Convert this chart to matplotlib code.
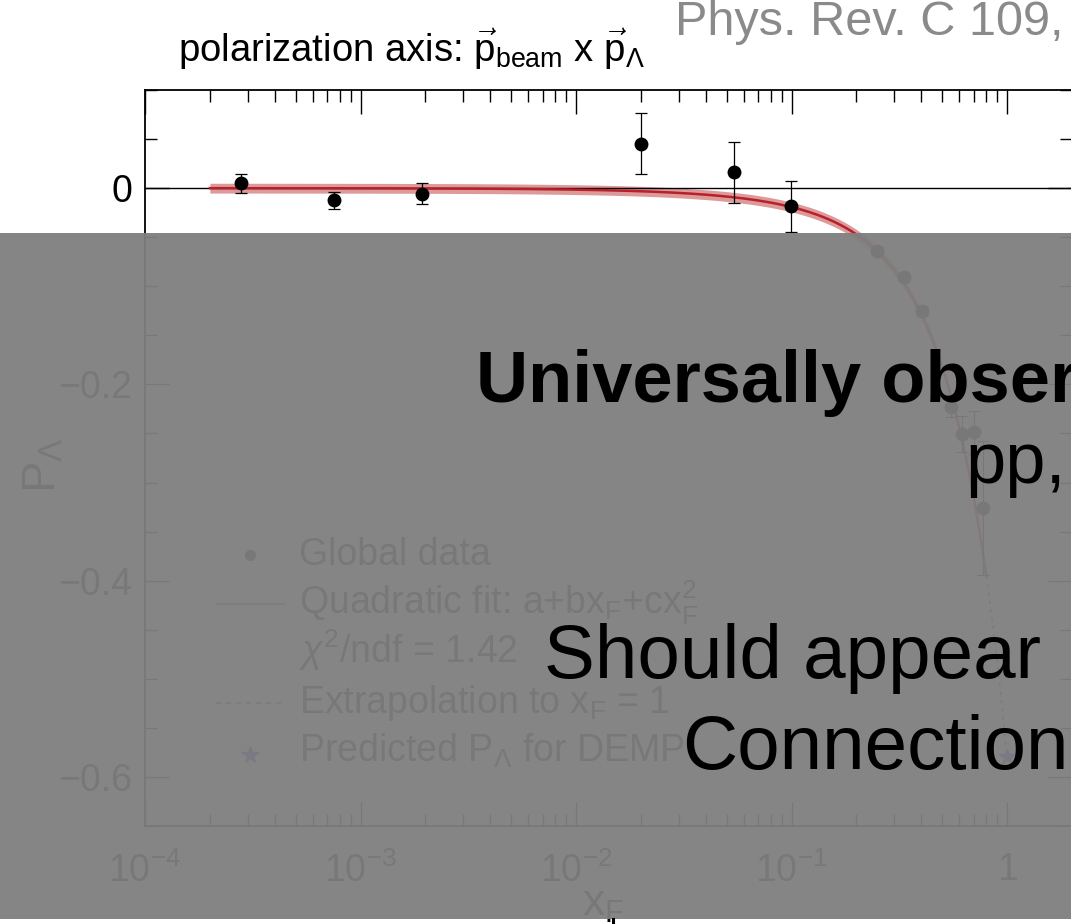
import numpy as np
import matplotlib
matplotlib.use("Agg")
import matplotlib.pyplot as plt
from matplotlib.patches import Rectangle
from matplotlib.lines import Line2D
from matplotlib.ticker import FuncFormatter, MultipleLocator, LogLocator

plt.rcParams["font.family"] = ["Liberation Sans", "DejaVu Sans"]
plt.rcParams["mathtext.fontset"] = "custom"
plt.rcParams["mathtext.rm"] = "Liberation Sans"
plt.rcParams["mathtext.it"] = "Liberation Sans:italic"
plt.rcParams["mathtext.bf"] = "Liberation Sans:bold"

# global Lambda polarization data (x_F, P_Lambda, error)
xf = [2.8e-4, 7.5e-4, 1.93e-3, 2.0e-2, 5.4e-2, 0.099,
      0.249, 0.332, 0.404, 0.547, 0.619, 0.701, 0.776]
pl = [0.005, -0.0126, -0.0057, 0.0453, 0.0163, -0.0187,
      -0.0636, -0.091, -0.125, -0.2235, -0.2506, -0.249, -0.326]
err = [0.0095, 0.009, 0.0105, 0.031, 0.031, 0.026,
       0.004, 0.004, 0.005, 0.010, 0.018, 0.022, 0.068]

# quadratic fit a + b x + c x^2 and its range
fit_a, fit_b, fit_c = 0.0, -0.15, -0.43
fit_band = 0.005
fit_range = (2.0e-4, 0.8)
extrap_range = (0.8, 1.0)
pred_x, pred_p = 1.0, -0.58

legend_labels = ["Global data",
                 r"Quadratic fit: a+bx$_\mathrm{F}$+cx$_\mathrm{F}^2$",
                 r"$\chi^2$/ndf = 1.42",
                 r"Extrapolation to x$_\mathrm{F}$ = 1",
                 r"Predicted P$_\Lambda$ for DEMP"]

FIT_RED = "#b8202a"
BAND_RED = "#dc9a9a"
BLUE = "#3030e0"

fig = plt.figure(figsize=(10.71, 9.24), dpi=100)
ax = fig.add_axes([145 / 1071, 98 / 924, 927 / 1071, 736 / 924])

xx = np.logspace(np.log10(fit_range[0]), np.log10(fit_range[1]), 400)
yy = fit_a + fit_b * xx + fit_c * xx ** 2
ax.fill_between(xx, yy - fit_band, yy + fit_band, color=BAND_RED, lw=0, zorder=1)
ax.plot(xx, yy, color=FIT_RED, lw=1.8, zorder=2)

xe = np.linspace(extrap_range[0], extrap_range[1], 50)
ax.plot(xe, fit_a + fit_b * xe + fit_c * xe ** 2, color=BLUE, lw=1.2,
        ls=(0, (2, 3)), zorder=2)
ax.plot([pred_x], [pred_p], marker="*", color=BLUE, ms=12, ls="none", zorder=4)

ax.axhline(0, color="black", lw=1.0, zorder=1.5)
ax.errorbar(xf, pl, yerr=err, fmt="o", color="black", ms=9, elinewidth=0.9,
            capsize=4, capthick=0.9, zorder=3)

ax.set_xscale("log")
ax.set_xlim(1e-4, 2.0)
ax.set_ylim(-0.65, 0.1)
ax.set_yticks([-0.6, -0.4, -0.2, 0.0])
ax.yaxis.set_minor_locator(MultipleLocator(0.05))
ax.xaxis.set_major_locator(LogLocator(base=10, numticks=10))
ax.xaxis.set_minor_locator(LogLocator(base=10, subs=np.arange(2, 10), numticks=10))
ax.yaxis.set_major_formatter(FuncFormatter(
    lambda v, p: "0" if abs(v) < 1e-9 else f"{v:g}".replace("-", "\u2212")))
ax.xaxis.set_major_formatter(FuncFormatter(
    lambda v, p: "1" if abs(v - 1) < 1e-9 else r"$10^{%d}$" % round(np.log10(v))))
ax.xaxis.set_minor_formatter(FuncFormatter(lambda v, p: ""))
ax.tick_params(which="both", direction="in", top=True, right=True, width=1.0)
ax.tick_params(which="major", length=17, labelsize=27)
ax.tick_params(which="minor", length=8.5)
ax.tick_params(axis="y", pad=9)
ax.tick_params(axis="x", pad=19)
for s in ax.spines.values():
    s.set_linewidth(1.3)

ax.set_xlabel(r"x$_\mathrm{F}$", fontsize=32)
ax.xaxis.set_label_coords(0.494, -0.079)
ax.set_ylabel(r"P$_\Lambda$", fontsize=34)
ax.yaxis.set_label_coords(-0.086, 0.49)

# legend drawn by hand (ROOT style, no frame)
hx0, hx1, tx = 0.077, 0.150, 0.166
rows = [0.3546, 0.288, 0.2215, 0.1535, 0.087]
for i, (lab, yb) in enumerate(zip(legend_labels, rows)):
    ax.text(tx, yb, lab, transform=ax.transAxes, fontsize=27, va="baseline")
    yc = yb + 0.014
    if i == 0:
        ax.plot([(hx0 + hx1) / 2], [yc], "o", color="black", ms=7,
                transform=ax.transAxes)
    elif i == 1:
        ax.plot([hx0, hx1], [yc, yc], color=FIT_RED, lw=1.2, transform=ax.transAxes)
    elif i == 3:
        ax.plot([hx0, hx1], [yc, yc], color=BLUE, lw=1.2, ls=(0, (3, 3)),
                transform=ax.transAxes)
    elif i == 4:
        ax.plot([(hx0 + hx1) / 2], [yc - 0.004], "*", color=BLUE, ms=13,
                transform=ax.transAxes)

fig.text(178 / 1071, 1 - 62 / 924,
         r"polarization axis: $\vec{\mathrm{p}}_{\mathrm{beam}}$ x $\vec{\mathrm{p}}_{\Lambda}$",
         fontsize=27.5, va="baseline")
fig.text(675 / 1071, 1 - 35 / 924, "Phys. Rev. C 109,", fontsize=35,
         color="#8a8a8a", va="baseline")

# grey slide overlay covering lower part of the plot
fig.add_artist(Rectangle((0, 5 / 924), 1, 686 / 924, transform=fig.transFigure,
                         facecolor="#7f7f7f", alpha=0.95, lw=0, zorder=5))
fig.add_artist(Line2D([613 / 1071, 613 / 1071], [0, 5 / 924], color="black",
                      lw=2.2, transform=fig.transFigure, zorder=6))

fig.text(476 / 1071, 1 - 401.7 / 924, "Universally observed", fontsize=52,
         fontweight="bold", va="baseline", zorder=6)
fig.text(965 / 1071, 1 - 483.3 / 924, "pp,", fontsize=52, va="baseline", zorder=6)
fig.text(544 / 1071, 1 - 678 / 924, "Should appear", fontsize=55,
         va="baseline", zorder=6)
fig.text(682 / 1071, 1 - 769 / 924, "Connection", fontsize=55,
         va="baseline", zorder=6)

fig.savefig("out.png", dpi=100)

------------------------------------

* AIM OF THE EXERCISE:
Please take the lines from the beginning of the data above through the line holding "ax = fig.add_axes([145" and transcribe them exactly, without any pictures.

* OUTPUT BELOW:
Convert this chart to matplotlib code.
import numpy as np
import matplotlib
matplotlib.use("Agg")
import matplotlib.pyplot as plt
from matplotlib.patches import Rectangle
from matplotlib.lines import Line2D
from matplotlib.ticker import FuncFormatter, MultipleLocator, LogLocator

plt.rcParams["font.family"] = ["Liberation Sans", "DejaVu Sans"]
plt.rcParams["mathtext.fontset"] = "custom"
plt.rcParams["mathtext.rm"] = "Liberation Sans"
plt.rcParams["mathtext.it"] = "Liberation Sans:italic"
plt.rcParams["mathtext.bf"] = "Liberation Sans:bold"

# global Lambda polarization data (x_F, P_Lambda, error)
xf = [2.8e-4, 7.5e-4, 1.93e-3, 2.0e-2, 5.4e-2, 0.099,
      0.249, 0.332, 0.404, 0.547, 0.619, 0.701, 0.776]
pl = [0.005, -0.0126, -0.0057, 0.0453, 0.0163, -0.0187,
      -0.0636, -0.091, -0.125, -0.2235, -0.2506, -0.249, -0.326]
err = [0.0095, 0.009, 0.0105, 0.031, 0.031, 0.026,
       0.004, 0.004, 0.005, 0.010, 0.018, 0.022, 0.068]

# quadratic fit a + b x + c x^2 and its range
fit_a, fit_b, fit_c = 0.0, -0.15, -0.43
fit_band = 0.005
fit_range = (2.0e-4, 0.8)
extrap_range = (0.8, 1.0)
pred_x, pred_p = 1.0, -0.58

legend_labels = ["Global data",
                 r"Quadratic fit: a+bx$_\mathrm{F}$+cx$_\mathrm{F}^2$",
                 r"$\chi^2$/ndf = 1.42",
                 r"Extrapolation to x$_\mathrm{F}$ = 1",
                 r"Predicted P$_\Lambda$ for DEMP"]

FIT_RED = "#b8202a"
BAND_RED = "#dc9a9a"
BLUE = "#3030e0"

fig = plt.figure(figsize=(10.71, 9.24), dpi=100)
ax = fig.add_axes([145 / 1071, 98 / 924, 927 / 1071, 736 / 924])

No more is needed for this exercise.